GIVEN INSTRUCTION: For the copy, please give all of the data again exactly and leave the pictures out.

SUPPLIED DATA:
START

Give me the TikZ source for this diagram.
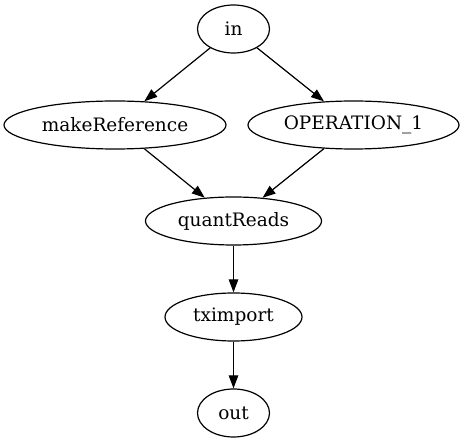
\documentclass[tikz,border=0pt]{standalone}
\usepackage{fontspec}
\setmainfont{DejaVu Serif}
\usetikzlibrary{shapes.geometric,arrows.meta}
\begin{document}
\begin{tikzpicture}[x=1pt,y=-1pt,
  nd/.style={draw,ellipse,line width=1.2pt,inner sep=0pt,minimum height=48pt,font=\fontsize{18.5pt}{22pt}\selectfont},
  edge/.style={draw,line width=1.2pt,-{Triangle[length=13pt,width=9.5pt]}}]
\useasboundingbox (0,0) rectangle (464,443);
\node[nd,minimum width=72pt] (in) at (233.5,29) {in};
\node[nd,minimum width=222pt] (mr) at (115,125) {makeReference};
\node[nd,minimum width=211pt] (op) at (353.5,125) {OPERATION\_1};
\node[nd,minimum width=176pt] (qr) at (233.5,221) {quantReads};
\node[nd,minimum width=137pt] (tx) at (233.5,317) {tximport};
\node[nd,minimum width=72pt] (out) at (233.5,413) {out};
\draw[edge] (in) -- (mr);
\draw[edge] (in) -- (op);
\draw[edge] (mr) -- (qr);
\draw[edge] (op) -- (qr);
\draw[edge] (qr) -- (tx);
\draw[edge] (tx) -- (out);
\end{tikzpicture}
\end{document}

END

THE COMPLETED TASK:
Give me the TikZ source for this diagram.
\documentclass[tikz,border=0pt]{standalone}
\usepackage{fontspec}
\setmainfont{DejaVu Serif}
\usetikzlibrary{shapes.geometric,arrows.meta}
\begin{document}
\begin{tikzpicture}[x=1pt,y=-1pt,
  nd/.style={draw,ellipse,line width=1.2pt,inner sep=0pt,minimum height=48pt,font=\fontsize{18.5pt}{22pt}\selectfont},
  edge/.style={draw,line width=1.2pt,-{Triangle[length=13pt,width=9.5pt]}}]
\useasboundingbox (0,0) rectangle (464,443);
\node[nd,minimum width=72pt] (in) at (233.5,29) {in};
\node[nd,minimum width=222pt] (mr) at (115,125) {makeReference};
\node[nd,minimum width=211pt] (op) at (353.5,125) {OPERATION\_1};
\node[nd,minimum width=176pt] (qr) at (233.5,221) {quantReads};
\node[nd,minimum width=137pt] (tx) at (233.5,317) {tximport};
\node[nd,minimum width=72pt] (out) at (233.5,413) {out};
\draw[edge] (in) -- (mr);
\draw[edge] (in) -- (op);
\draw[edge] (mr) -- (qr);
\draw[edge] (op) -- (qr);
\draw[edge] (qr) -- (tx);
\draw[edge] (tx) -- (out);
\end{tikzpicture}
\end{document}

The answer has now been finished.